Let the plane `2x - 3y + 9z = 0` is P, the equation of line passing through `(0,1 , -1)` and lying-in plane `4x - 2y + 7x + 9 = 0` & parallel to P is:

To find the equation of the line that passes through the point \((0, 1, -1)\), lies in the plane given by \(4x - 2y + 7z + 9 = 0\), and is parallel to the plane \(2x - 3y + 9z = 0\), we can follow these steps: ### Step 1: Identify the normal vectors of the planes The normal vector of a plane given by the equation \(Ax + By + Cz + D = 0\) is \((A, B, C)\).

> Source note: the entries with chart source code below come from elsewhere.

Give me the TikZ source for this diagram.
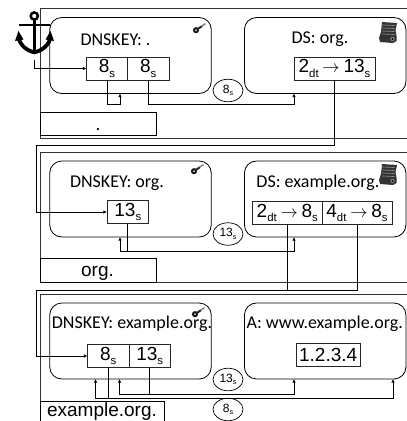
\documentclass[tikz,border=0pt]{standalone}
\usepackage{fontspec}
\setmainfont{Liberation Sans}
\newfontfamily\calib{Carlito}
\usetikzlibrary{arrows.meta,shapes.geometric}
\newcommand{\sbs}[1]{\raisebox{-0.22em}{\fontsize{0.6em}{0.6em}\selectfont #1}}
\newcommand{\arr}{\hspace{0.2em}$\rightarrow$\hspace{0.2em}}
\tikzset{
  x=1pt,y=-1pt,
  frameline/.style={draw=black!80,line width=0.8pt},
  recbox/.style={draw=black,line width=0.8pt,rounded corners=12pt,minimum width=161.5pt,minimum height=76pt,inner sep=0pt,outer sep=0pt},
  cellbox/.style={draw=black!85,line width=0.8pt,minimum height=23pt,inner sep=0pt,outer sep=0pt,font=\fontsize{19}{19}\selectfont},
  zonebox/.style={draw=black,line width=0.8pt,minimum width=116.5pt,minimum height=23.5pt,inner sep=0pt,outer sep=0pt},
  zonetext/.style={inner sep=0pt,anchor=base,font=\fontsize{19}{19}\selectfont},
  titletext/.style={inner sep=0pt,font=\calib\fontsize{18}{18}\selectfont},
  ttl/.style={inner sep=0pt,font=\fontsize{12}{12}\selectfont,draw=black,line width=0.7pt,ellipse,minimum width=30pt,minimum height=22.5pt},
  conn/.style={draw=black,line width=0.8pt},
  arrowconn/.style={conn,-{Latex[length=3.6pt,width=3.6pt]}},
}
\newcommand{\keyicon}[2]{%
  \begin{scope}[shift={(#1,#2)}]
    \draw[black!90,line width=2pt] (3,7.2) circle (2);
    \draw[black!85,line width=2pt] (4.8,5.9) -- (9,3.2);
    \draw[black!50,line width=1.4pt] (8.5,3.2) -- (12.5,0.6);
  \end{scope}}
\newcommand{\scrollicon}[2]{%
  \begin{scope}[shift={(#1,#2)}]
    \fill[black!80] (3,0) -- (18,1) -- (16.5,8) -- (17.5,14) -- (17.5,19) -- (14,21) -- (1,20) -- (0,16) -- (2,10) -- cycle;
    \foreach \yy in {3,6,9,12}{\draw[black!45,line width=0.7pt] (3.2,\yy) -- (15.5,\yy+0.5);}
    \fill[black!50] (13.5,17) circle (2.2);
    \fill[black] (13.5,17) circle (1);
  \end{scope}}
\begin{document}
\begin{tikzpicture}
\useasboundingbox (0,0) rectangle (407,421);
\clip (0,0) rectangle (407,421);
% frames
\draw[frameline] (410,8.5) -- (40,8.5) -- (40,138) -- (410,138);
\draw[frameline] (410,152.3) -- (40,152.3) -- (40,282) -- (410,282);
\draw[frameline] (410,294) -- (40,294) -- (40,425);
% anchor
\begin{scope}[black]
  \draw[line width=2.5pt] (34.3,16) circle (3.6);
  \draw[line width=3.3pt] (34.3,20) -- (34.3,52);
  \draw[line width=2.6pt] (19,25) -- (50,25);
  \draw[line width=3.8pt] (18.5,37) .. controls (20,46) and (28,51) .. (34.3,52.3) .. controls (41,51) and (49,46) .. (50.5,37);
  \fill (15,41) -- (18.5,31) -- (23.5,39.5) -- cycle;
  \fill (45.5,39.5) -- (50.5,31) -- (54,41) -- cycle;
\end{scope}
\coordinate (anchorfoot) at (34,60);
% row 1
\node[recbox] (k1) at (130.5,55.5) {};
\node[recbox] (d1) at (325.2,55.5) {};
\node[titletext] (n1) at (115.5,39.5) {DNSKEY: .};
\node[titletext] (n2) at (320,39.5) {DS: org.};
\node[cellbox,minimum width=41pt] (c1a) at (107,68.5) {8\sbs{s}};
\node[cellbox,minimum width=41.5pt] (c1b) at (148.2,68.5) {8\sbs{s}};
\node[cellbox,minimum width=81pt] (e1) at (334.5,68.5) {2\sbs{dt}\arr 13\sbs{s}};
\node[zonebox,anchor=north west] (z1) at (40,112) {};
\node[zonetext] (n3) at (98,130) {.};
\node[ttl] (t1) at (228,90.5) {8\sbs{s}};
\keyicon{193}{23}
\scrollicon{379}{22}
% row 2
\node[recbox] (k2) at (130.5,199) {};
\node[recbox] (d2) at (325.2,199) {};
\node[titletext] (n4) at (117,183) {DNSKEY: org.};
\node[titletext] (n5) at (318,183) {DS: example.org.};
\node[cellbox,minimum width=41.5pt] (c2) at (127.8,212) {13\sbs{s}};
\node[cellbox,minimum width=70pt] (e2a) at (287.3,213.3) {2\sbs{dt}\arr 8\sbs{s}};
\node[cellbox,minimum width=70pt] (e2b) at (357,213.3) {4\sbs{dt}\arr 8\sbs{s}};
\node[zonebox,anchor=north west] (z2) at (40,258.5) {};
\node[zonetext] (n6) at (97.5,276.7) {org.};
\node[ttl] (t2) at (228,234) {13\sbs{s}};
\keyicon{191}{164}
\scrollicon{379}{164}
% row 3
\node[recbox] (k3) at (130.5,341) {};
\node[recbox] (a3) at (325.2,341) {};
\node[titletext] (n7) at (132,324) {DNSKEY: example.org.};
\node[titletext] (n8) at (324.7,324) {A: www.example.org.};
\node[cellbox,minimum width=41.5pt] (c3a) at (108.3,356) {8\sbs{s}};
\node[cellbox,minimum width=41.5pt] (c3b) at (149.7,356) {13\sbs{s}};
\node[cellbox,minimum width=64.5pt] (v3) at (328.2,354.5) {1.2.3.4};
\node[zonebox,anchor=north west,minimum width=124pt] (z3) at (40,401) {};
\node[zonetext] (n9) at (102,416.3) {example.org.};
\node[ttl] (t3) at (228,379.5) {13\sbs{s}};
\node[ttl] (t4) at (228,409.5) {8\sbs{s}};
\keyicon{192}{307}
% connector helper points
\coordinate (p1) at (120,104);
\coordinate (p2) at (294,104);
\coordinate (p3) at (294,251);
\coordinate (p4) at (120,251);
\coordinate (q1) at (95.5,398);
\coordinate (q2) at (393,398);
\coordinate (q3) at (119.5,394);
\coordinate (q4) at (294,394);
\coordinate (w1) at (36.5,145);
\coordinate (w2) at (36.5,290);
% connectors row 1
\draw[arrowconn] (anchorfoot) |- (c1a.west);
\draw[arrowconn] (c1a.south) |- (p1) -- (p1 |- k1.south);
\draw[arrowconn] (c1b.south) |- (p2) -- (p2 |- d1.south);
\draw[arrowconn] (e1.south) |- (w1) |- (c2.west);
% connectors row 2
\draw[arrowconn] (c2.south) |- (p4) -- (p4 |- k2.south);
\draw[arrowconn] (c2.south) |- (p3) -- (p3 |- d2.south);
\draw[arrowconn,line width=1pt] (e2b.south) |- (w2) |- (c3a.west);
\draw[conn] (e2a.south) -- (e2a.south |- w2);
% connectors row 3
\draw[arrowconn] (c3a.south) |- (q1) -- (q1 |- k3.south);
\draw[arrowconn] (c3a.south) |- (q2) -- (q2 |- a3.south);
\draw[arrowconn] (c3b.south) |- (q3) -- (q3 |- k3.south);
\draw[arrowconn] (c3b.south) |- (q4) -- (q4 |- a3.south);
\end{tikzpicture}
\end{document}
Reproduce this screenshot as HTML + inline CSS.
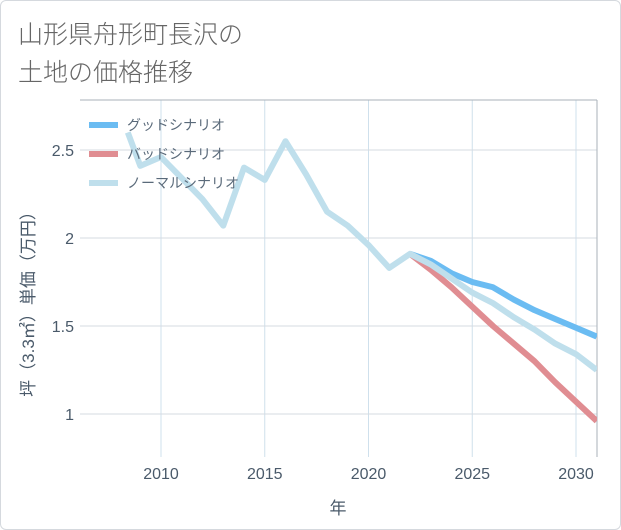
<!DOCTYPE html>
<html><head><meta charset="utf-8"><style>
body{margin:0;background:#fff;font-family:"Liberation Sans","Noto Sans CJK JP",sans-serif}
#card{position:absolute;left:0;top:0;width:619px;height:528px;border:1px solid #d5d9de;border-radius:6px;background:#fff}
#title{position:absolute;left:18px;top:14px;font-size:25px;line-height:38px;color:#666;font-family:"Noto Sans CJK JP",sans-serif;font-weight:300}
svg{position:absolute;left:0;top:0}
</style></head><body>
<div id="card"></div>
<div id="title">山形県舟形町長沢の<br>土地の価格推移</div>
<svg id="chart" width="621" height="530"></svg>
<script>
const normalYears=[2008.4,2009,2010,2011,2012,2013,2014,2015,2016,2017,2018,2019,2020,2021,2022,2023,2024,2025,2026,2027,2028,2029,2030,2031];
const normalVals=[2.60,2.41,2.46,2.34,2.22,2.07,2.40,2.33,2.55,2.36,2.15,2.07,1.96,1.83,1.91,1.85,1.77,1.69,1.63,1.55,1.48,1.40,1.34,1.25];
const futureYears=[2022,2023,2024,2025,2026,2027,2028,2029,2030,2031];
const goodVals=[1.91,1.87,1.80,1.75,1.72,1.65,1.59,1.54,1.49,1.44];
const badVals=[1.91,1.82,1.72,1.61,1.50,1.40,1.30,1.18,1.07,0.96];
const xTicks=[2010,2015,2020,2025,2030];
const yTicks=[1,1.5,2,2.5];
const yTickLabels=["1","1.5","2","2.5"];
const L=80,R=597,T=100,B=457;
const x=v=>161+(v-2010)*20.75;
const y=v=>150-(v-2.5)*176;
const svg=document.getElementById('chart');
const NS='http://www.w3.org/2000/svg';
function mk(t,a,p){const e=document.createElementNS(NS,t);for(const k in a)e.setAttribute(k,a[k]);(p||svg).appendChild(e);return e;}
const defs=mk('defs',{});const cp=mk('clipPath',{id:'c'},defs);mk('rect',{x:L,y:T,width:R-L,height:B-T},cp);
xTicks.forEach(t=>{
 const g=mk('line',{x1:x(t),x2:x(t),y1:T,y2:B,stroke:'#cfe0ec','stroke-width':1});
 
 const tx=mk('text',{x:x(t),y:479,'text-anchor':'middle','font-size':16,fill:'#4a5a6a'});tx.textContent=t;
 
});
yTicks.forEach((t,i)=>{
 const g=mk('line',{x1:L,x2:R,y1:y(t),y2:y(t),stroke:'#d5dbe2','stroke-width':1});
 
 const tx=mk('text',{x:74,y:y(t)+6,'text-anchor':'end','font-size':16,fill:'#4a5a6a'});tx.textContent=yTickLabels[i];
 
});
mk('line',{x1:L,x2:R,y1:T,y2:T,stroke:'#aab2ba'});
mk('line',{x1:R,x2:R,y1:T,y2:B,stroke:'#aab2ba'});
function series(xs,vs,col,name){const p=mk('polyline',{points:xs.map((a,i)=>x(a)+','+y(vs[i])).join(' '),fill:'none',stroke:col,'stroke-width':6,'stroke-linejoin':'round','clip-path':'url(#c)'});
 }
series(futureYears,badVals,'#e08d92','bad-scenario-line');
series(futureYears,goodVals,'#6bbcf2','good-scenario-line');
series(normalYears,normalVals,'#bfdfec','normal-scenario-line');
const leg=[['グッドシナリオ','#6bbcf2','legend-good'],['バッドシナリオ','#e08d92','legend-bad'],['ノーマルシナリオ','#bfdfec','legend-normal']];
leg.forEach((l,i)=>{const g=mk('g',{});
 mk('line',{x1:89,x2:118,y1:125+i*29,y2:125+i*29,stroke:l[1],'stroke-width':6},g);
 const t=mk('text',{x:127,y:130+i*29,'font-size':14,fill:'#5a6a7a'},g);t.textContent=l[0];});
const xt=mk('text',{x:338,y:514,'text-anchor':'middle','font-size':17,fill:'#4a5a6a'});xt.textContent='年';

const yt=mk('text',{x:0,y:0,'text-anchor':'middle','font-size':17,fill:'#4a5a6a',transform:'translate(34,300) rotate(-90)'});yt.textContent='坪（3.3㎡）単価（万円）';

</script>
</body></html>
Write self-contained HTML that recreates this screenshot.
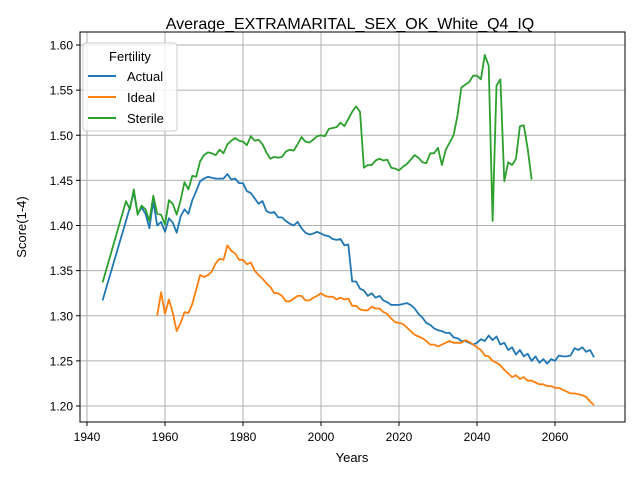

For the plane \(P: 2x - 3y + 9z = 0\), the normal vector \(n_1\) is: \[ n_1 = (2, -3, 9) \] For the plane \(4x - 2y + 7z + 9 = 0\), the normal vector \(n_2\) is: \[ n_2 = (4, -2, 7) \] ### Step 2: Find the direction ratios of the line Since the line is parallel to the plane \(P\), its direction ratios must be perpendicular to the normal vector of that plane. Let the direction ratios of the line be \((a, b, c)\). The condition for perpendicularity is given by the dot product: \[ n_1 \cdot (a, b, c) = 0 \] This gives us the equation: \[ 2a - 3b + 9c = 0 \quad \text{(1)} \] ### Step 3: Use the condition for the line to lie in the second plane The line must also lie in the plane \(4x - 2y + 7z + 9 = 0\). Therefore, the direction ratios must satisfy: \[ n_2 \cdot (a, b, c) = 0 \] This gives us the equation: \[ 4a - 2b + 7c = 0 \quad \text{(2)} \] ### Step 4: Solve the system of equations Now we have two equations: 1. \(2a - 3b + 9c = 0\) 2. \(4a - 2b + 7c = 0\) We can solve these equations simultaneously. From equation (1): \[ 2a = 3b - 9c \quad \Rightarrow \quad a = \frac{3b - 9c}{2} \quad \text{(3)} \] Substituting (3) into equation (2): \[ 4\left(\frac{3b - 9c}{2}\right) - 2b + 7c = 0 \] This simplifies to: \[ 6b - 18c - 2b + 7c = 0 \] \[ 4b - 11c = 0 \quad \Rightarrow \quad b = \frac{11}{4}c \quad \text{(4)} \] Substituting (4) back into (3): \[ a = \frac{3\left(\frac{11}{4}c\right) - 9c}{2} \] \[ = \frac{\frac{33}{4}c - 9c}{2} = \frac{\frac{33}{4}c - \frac{36}{4}c}{2} = \frac{-3c/4}{2} = -\frac{3c}{8} \quad \text{(5)} \] ### Step 5: Express the direction ratios We can express \(a\), \(b\), and \(c\) in terms of \(c\): \[ a = -\frac{3}{8}c, \quad b = \frac{11}{4}c, \quad c = c \] ### Step 6: Write the equation of the line Using the point \((0, 1, -1)\) and the direction ratios \((-3, 22, 8)\) (taking \(c = 8\) for simplicity), we can write the parametric equations of the line: \[ \frac{x - 0}{-3} = \frac{y - 1}{22} = \frac{z + 1}{8} \] Thus, the equation of the line is: \[ \frac{x}{-3} = \frac{y - 1}{22} = \frac{z + 1}{8} \]